You can visually check to see how your tubing is doing by observing water discharge during a flushing event and measuring the volume dispensed. If the pump isn’t moving as it used to, it may need cleaning. Alternatively, simply proactively clean the tubing with the method I describe below and see what comes out the other end.
To clean the tubing I leave everything in place and use chemistry, not elbow grease. I remove the rigid airline from the food container and place it into a jar of deionized water. I then manually activate the food pump ONLY to pump 100 ml of deionized water through the “post refrigerator” tubing. This flushes out any remaining food and seawater in the tubing. At the display tank, I make sure to catch all this in another jar (or you could probably just let it go into the tank).
I then pull the rigid airline out of the deionized water and move it into a solution of 1 molar sodium hydroxide. You can buy this as sodium hydroxide solution from Amazon or any chemical supply house. Sodium hydroxide is caustic stuff and should be treated with caution and PPE. It’s typically used as a drain cleaner and will chew right through organic gunk.

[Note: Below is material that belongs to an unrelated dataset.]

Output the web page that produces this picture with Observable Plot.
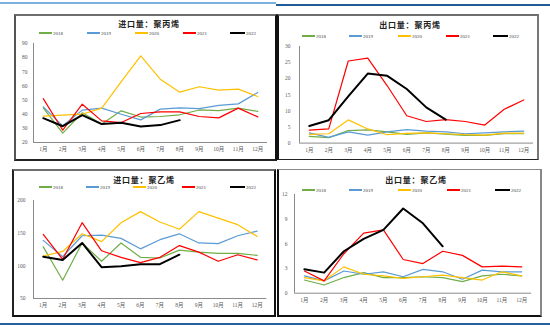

I then manually activate the food pump again to pump 100 ml of 1 M sodium hydroxide through the tubing. This time, you will DEFINITELY want to catch what comes out of the tubing. Let the sodium hydroxide solution sit in the tubing for about 30 minutes and then purge it by manually activating the food pump. Again, definitely catch all this in a jar, and don’t let it get into your tank. Once the line is clear, reverse the process and flush it with deionized water, then aquarium water, and then reconnect the food container to go back into normal operation.